By Rachel Menitoff
Baltimore City State’s Attorney Marilyn Mosby testified before a U.S.
House of Representatives subcommittee Wednesday, urging lawmakers to
legalize marijuana and allow states to regulate it as they see fit.
It was the first meeting in recent history where members of Congress
took an in-depth look at the injustices of punishments for marijuana use
and distribution.
During her remarks before the House Judiciary Committee’s
Subcommittee on Crime, Terrorism and Homeland Security, Mosby spoke
about the disparate impact that enforcement of laws criminalizing
marijuana has had on poor communities and communities of color in
Baltimore.
“There is no better illumination of this country’s failed War on
Drugs than the city of Baltimore, Maryland,” Mosby said during her
opening remarks.
Mosby argued that the priority for substance abuse should be treatment rather than punishment.
Earlier this year, Mosby’s office announced it would no longer prosecute marijuana possession cases.
She also sought to have nearly 5,000 marijuana-related convictions dating back to 2011 vacated; that request was later denied.

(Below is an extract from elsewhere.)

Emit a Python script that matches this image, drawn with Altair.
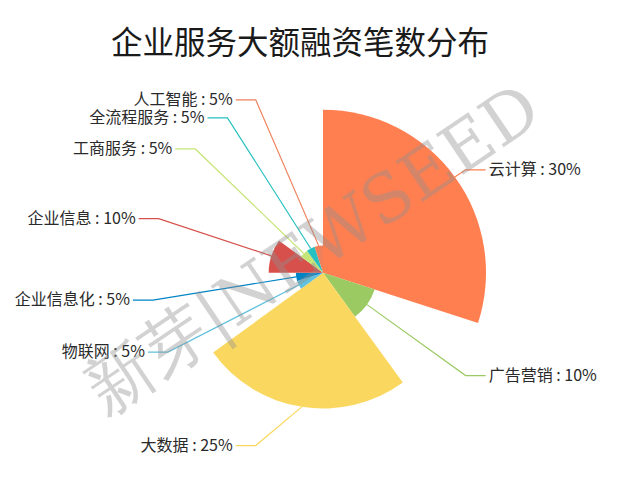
import math
import altair as alt
import pandas as pd

# ---------------- data ----------------
categories = ["云计算", "广告营销", "大数据", "物联网", "企业信息化",
              "企业信息", "工商服务", "全流程服务", "人工智能"]
values = [30, 10, 25, 5, 5, 10, 5, 5, 5]
colors = ["#ff7f50", "#9bca63", "#fad860", "#60c0dd", "#0084c6",
          "#d7504b", "#c6e579", "#26c0c0", "#f0805a"]
TITLE = "企业服务大额融资笔数分布"
WATERMARK = "新芽|NEWSEED"

# ---------------- layout (styles) ----------------
W, H = 600, 468
CX, CY = 315, 264.7          # pie centre in view pixels
R = 163                      # max rose radius
LEN1, LEN2 = 12, 20          # label line lengths
LABEL_H = 18
FONT = "Noto Sans CJK SC"

total = sum(values)
vmax = max(values)

# rose (radius) pie label layout, ECharts-like
rows = []
start = 0.0
for i, (c, v) in enumerate(zip(categories, values)):
    a = v / total * 2 * math.pi
    mid = start + a / 2
    start += a
    dx, dy = math.sin(mid), -math.cos(mid)
    r = R * v / vmax
    rows.append(dict(idx=i, cat=c, value=v, dx=dx, dy=dy,
                     x1=CX + r * dx, y1=CY + r * dy,
                     x2=CX + (R + LEN1) * dx, y2=CY + (R + LEN1) * dy,
                     side=1 if dx >= 0 else -1))

S = R + LEN1 + LEN2
for side in (1, -1):
    lst = sorted([d for d in rows if d["side"] == side], key=lambda d: d["y2"])
    for d in lst:
        d["ly"] = d["y2"]
    for k in range(1, len(lst)):
        if lst[k]["ly"] < lst[k - 1]["ly"] + LABEL_H:
            lst[k]["ly"] = lst[k - 1]["ly"] + LABEL_H
    up = [d for d in lst if d["ly"] < CY]
    down = [d for d in lst if d["ly"] >= CY]
    last = 0.0
    for d in up:
        dyv = abs(d["ly"] - CY)
        dxv = math.sqrt(S * S - dyv * dyv) if dyv < R + LEN1 else abs(d["x2"] - CX)
        if dxv <= last:
            dxv = last + 10
        d["lx"] = CX + side * dxv
        last = dxv
    last = float("inf")
    for d in down:
        dyv = abs(d["ly"] - CY)
        dxv = math.sqrt(S * S - dyv * dyv) if dyv < R + LEN1 else abs(d["x2"] - CX)
        if dxv >= last:
            dxv = last - 10
        d["lx"] = CX + side * dxv
        last = dxv

line_rows, text_rows = [], []
for d in rows:
    x3 = d["lx"] - d["side"] * 3
    ex = x3 - d["side"] * LEN2
    for p, (px, py) in enumerate([(d["x1"], d["y1"]), (ex, d["ly"]), (x3, d["ly"])]):
        line_rows.append(dict(cat=d["cat"], pt=p, x=px, y=py))
    pct = round(d["value"] / total * 100)
    text_rows.append(dict(cat=d["cat"], x=d["lx"], y=d["ly"],
                          label=f"{d['cat']} : {pct}%",
                          side="right" if d["side"] > 0 else "left"))

pie_df = pd.DataFrame({"cat": categories, "value": values, "idx": list(range(len(values)))})
line_df = pd.DataFrame(line_rows)
text_df = pd.DataFrame(text_rows)

xs = alt.Scale(domain=[0, W], range=[0, W])
ys = alt.Scale(domain=[0, H], range=[0, H])
cscale = alt.Scale(domain=categories, range=colors)

pie = alt.Chart(pie_df).mark_arc(stroke=None).encode(
    theta=alt.Theta("value:Q", stack=True),
    radius=alt.Radius("value:Q", scale=alt.Scale(type="linear", domain=[0, vmax], range=[0, R], zero=True)),
    order=alt.Order("idx:Q"),
    color=alt.Color("cat:N", scale=cscale, legend=None),
    x=alt.value(CX),
    y=alt.value(CY),
)

lines = alt.Chart(line_df).mark_line(strokeWidth=1.2).encode(
    x=alt.X("x:Q", scale=xs, axis=None),
    y=alt.Y("y:Q", scale=ys, axis=None),
    detail="cat:N",
    order="pt:Q",
    color=alt.Color("cat:N", scale=cscale, legend=None),
)

text_r = alt.Chart(text_df).transform_filter(alt.datum.side == "right").mark_text(
    align="left", baseline="middle", fontSize=16, font=FONT, color="#2a2a2a"
).encode(x=alt.X("x:Q", scale=xs, axis=None), y=alt.Y("y:Q", scale=ys, axis=None), text="label:N")

text_l = alt.Chart(text_df).transform_filter(alt.datum.side == "left").mark_text(
    align="right", baseline="middle", fontSize=16, font=FONT, color="#2a2a2a"
).encode(x=alt.X("x:Q", scale=xs, axis=None), y=alt.Y("y:Q", scale=ys, axis=None), text="label:N")

title = alt.Chart(pd.DataFrame({"t": [TITLE]})).mark_text(
    align="center", baseline="middle", fontSize=31.5, font=FONT, color="#1a1a1a"
).encode(text="t:N", x=alt.value(292), y=alt.value(37))

wm = alt.Chart(pd.DataFrame({"t": [WATERMARK]})).mark_text(
    align="center", baseline="middle", fontSize=67, font="DejaVu Serif",
    color="#909090", opacity=0.4, angle=326
).encode(text="t:N", x=alt.value(306), y=alt.value(243))

chart = alt.layer(pie, lines, text_r, text_l, title, wm).properties(
    width=W, height=H, padding=0, autosize="none"
).configure_view(strokeWidth=0)

chart.save("out.html", embed_options={"renderer": "svg", "actions": False})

During her remarks, Mosby highlighted that policy change, saying
before it was enacted, black people in Baltimore were six times more
likely to be arrested for marijuana possession that white people despite
it being approximately even between the two groups.
“I refuse to be complicit in the continued decimation of poor black
and brown communities where we as a community irresponsibly continue to
maintain and unfathomably seek to justify and defend a set of policies
that without question are racist and discriminatory in implementation,”
she said.
Mosby said she wants to see marijuana decriminalized and removed as a
controlled substance — essentially making it legal — and then leave it
up to states to decide how to regulate it.
She also asked lawmakers to create economic incentives for
reinvesting in the communities most impacted by marijuana possession
convictions.
“Whole communities are being ravished and have lost generations of
mothers, fathers, brothers, sons and daughters to incarceration in a
cyclical poverty due to these convictions,” she said.